Imperial Project
Richard Drayton, 19 September 1996
Only now, a generation after decolonisation, is it beginning to be understood how the Empire changed Britain. In India or Nigeria or Barbados, empire is taken to be central to the modern situation. But Britons often assume that their history stems from indigenous, or at worst European, cultural facts. Seeley in 1883 talks about England ‘expanding’ to reach its Victorian stature; Anthony Low, in 1983, of England ‘contracting’, in the second Elizabethan age, to become again a minor power on the flank of Europe. Popular sentiment and historical scholarship cling to this leavened loaf theory of a Celtic-Roman-German-Norse-Norman people winning then losing the world. The Empire is cordoned off into a chapter of modern British history, to be jumped over where it contradicts the main narrative of the rise of liberty and civility.
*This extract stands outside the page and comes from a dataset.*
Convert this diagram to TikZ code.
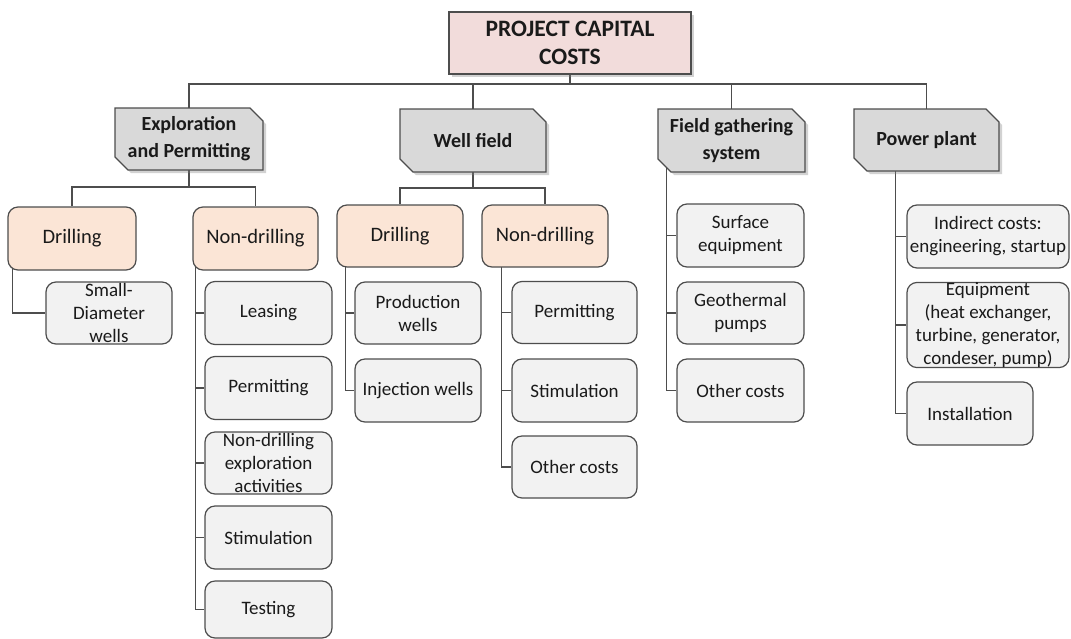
\documentclass[tikz,border=0pt]{standalone}
\usepackage{fontspec}
\setmainfont{Carlito}
\usetikzlibrary{shadows,backgrounds,calc}
\definecolor{topfill}{HTML}{F2DCDB}
\definecolor{lvtwofill}{HTML}{D9D9D9}
\definecolor{peachfill}{HTML}{FBE5D6}
\definecolor{leaffill}{HTML}{F2F2F2}
\definecolor{edgegray}{HTML}{4D4D4D}
\definecolor{ink}{HTML}{1A1A1A}
% name, cx, cy, w, h, text
\newcommand\chamf[6]{%
  \path[lvtwoshape] ({#2-#4/2},{#3-#5/2}) -- ({#2+#4/2-13},{#3-#5/2}) -- ({#2+#4/2},{#3-#5/2+13})
     -- ({#2+#4/2},{#3+#5/2}) -- ({#2-#4/2+13},{#3+#5/2}) -- ({#2-#4/2},{#3+#5/2-13}) -- cycle;
  \node[lvtwotext, minimum width=#4pt, minimum height=#5pt] (#1) at (#2,#3) {#6};}
\begin{document}
\begin{tikzpicture}[x=1pt,y=-1pt,
  conn/.style={draw=edgegray, line width=1.3pt},
  box/.style={draw=edgegray, line width=1.2pt, text=ink, align=center, inner sep=0pt},
  topbox/.style={box, fill=topfill, font=\bfseries\fontsize{23.5}{28}\selectfont,
     drop shadow={shadow xshift=3pt, shadow yshift=-3pt, opacity=0.35}},
  lvtwoshape/.style={draw=edgegray, line width=1.2pt, fill=lvtwofill,
     drop shadow={shadow xshift=3pt, shadow yshift=-3pt, opacity=0.35}},
  lvtwotext/.style={text=ink, align=center, inner sep=0pt, font=\bfseries\fontsize{20}{27}\selectfont},
  midbox/.style={box, rounded corners=10pt, fill=peachfill, font=\fontsize{20.5}{24}\selectfont},
  leaf/.style={box, rounded corners=10pt, fill=leaffill, font=\fontsize{19}{23}\selectfont},
]
\useasboundingbox (0,0) rectangle (1071,638);

% top
\node[topbox, minimum width=242pt, minimum height=62pt] (top) at (570,43) {PROJECT CAPITAL\\COSTS};

% level 2
\chamf{expl}{189}{139}{148}{62}{Exploration\\and Permitting}
\chamf{well}{473}{140.5}{146}{63}{Well field}
\chamf{field}{731.5}{140.5}{147}{63}{Field gathering\\system}
\chamf{power}{926.5}{140}{145}{62}{Power plant}

% exploration subtree
\node[midbox, minimum width=128pt, minimum height=63pt] (ed) at (72,238.5) {Drilling};
\node[midbox, minimum width=125pt, minimum height=63pt] (en) at (255.5,238.5) {Non-drilling};
\node[leaf, minimum width=126pt, minimum height=62pt] (sdw) at (109,313) {Small-\\Diameter\\wells};
\node[leaf, minimum width=127pt, minimum height=63pt] (le) at (268.5,313) {Leasing};
\node[leaf, minimum width=127pt, minimum height=63pt] (pe) at (268.5,388) {Permitting};
\node[leaf, minimum width=127pt, minimum height=62pt] (nd) at (268.5,463) {Non-drilling\\exploration\\activities};
\node[leaf, minimum width=127pt, minimum height=63pt] (st) at (268.5,537.5) {Stimulation};
\node[leaf, minimum width=127pt, minimum height=57pt] (te) at (268.5,609.5) {Testing};

% well field subtree
\node[midbox, minimum width=126pt, minimum height=62pt] (wd) at (400,236) {Drilling};
\node[midbox, minimum width=126pt, minimum height=62pt] (wn) at (545,236) {Non-drilling};
\node[leaf, minimum width=126pt, minimum height=62pt] (pw) at (418,313) {Production\\wells};
\node[leaf, minimum width=126pt, minimum height=63pt] (iw) at (418,390.5) {Injection wells};
\node[leaf, minimum width=125pt, minimum height=62pt] (wpe) at (574.5,312.5) {Permitting};
\node[leaf, minimum width=125pt, minimum height=63pt] (wst) at (574.5,390.5) {Stimulation};
\node[leaf, minimum width=125pt, minimum height=62pt] (woc) at (574.5,467) {Other costs};

% field gathering subtree
\node[leaf, minimum width=127pt, minimum height=63pt] (se) at (740.5,235.5) {Surface\\equipment};
\node[leaf, minimum width=127pt, minimum height=62pt] (gp) at (740.5,313) {Geothermal\\pumps};
\node[leaf, minimum width=127pt, minimum height=63pt] (foc) at (740.5,390.5) {Other costs};

% power plant subtree
\node[leaf, minimum width=162pt, minimum height=63pt] (ind) at (988,236.5) {Indirect costs:\\engineering, startup};
\node[leaf, minimum width=162pt, minimum height=84pt] (eq) at (988,325) {Equipment\\(heat exchanger,\\turbine, generator,\\condeser, pump)};
\node[leaf, minimum width=126pt, minimum height=63pt] (ins) at (970,413.5) {Installation};

\begin{pgfonlayer}{background}
\fill[white] (0,0) rectangle (1071,638);
\coordinate (busy) at (0,84);
\coordinate (busa) at (0,187);
\coordinate (busb) at (0,188);
\draw[conn] (top.south) -- (top.south |- busy);
\draw[conn] (expl.north) -- (expl.north |- busy) -- (power.north |- busy) -- (power.north);
\draw[conn] (well.north) -- (well.north |- busy);
\draw[conn] (field.north) -- (field.north |- busy);
% exploration
\draw[conn] (expl.south) -- (expl.south |- busa);
\draw[conn] (ed.north) -- (ed.north |- busa) -- (en.north |- busa) -- (en.north);
\draw[conn] ([xshift=5pt]ed.west) |- (sdw.west);
\foreach \c in {le,pe,nd,st,te} \draw[conn] ([xshift=3pt]en.west) |- (\c.west);
% well field
\draw[conn] (well.south) -- (well.south |- busb);
\draw[conn] (wd.north) -- (wd.north |- busb) -- (wn.north |- busb) -- (wn.north);
\foreach \c in {pw,iw} \draw[conn] ([xshift=9pt]wd.west) |- (\c.west);
\foreach \c in {wpe,wst,woc} \draw[conn] ([xshift=20pt]wn.west) |- (\c.west);
% field gathering
\foreach \c in {se,gp,foc} \draw[conn] ([xshift=9pt]field.west) |- (\c.west);
% power plant
\foreach \c in {ind,eq,ins} \draw[conn] ([xshift=42pt]power.west) |- (\c.west);
\end{pgfonlayer}
\end{tikzpicture}
\end{document}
This magnificent conceit of Britain springing directly from its medieval insular or European cultural roots has stood as the invisible scaffolding within which many political persuasions – from Clarendon, Hume and Macaulay to A.J.P. Taylor and E. P. Thompson – have helped an emerging nation make sense of itself. There are now good reasons, as Linda Colley and Chris Bayly have suggested, to bring the Empire to the centre of domestic history and to show how a wider world changed our experience of taste, style and kinship. In an empire, as Gibbon knew, it is often difficult to tell who conquered whom.’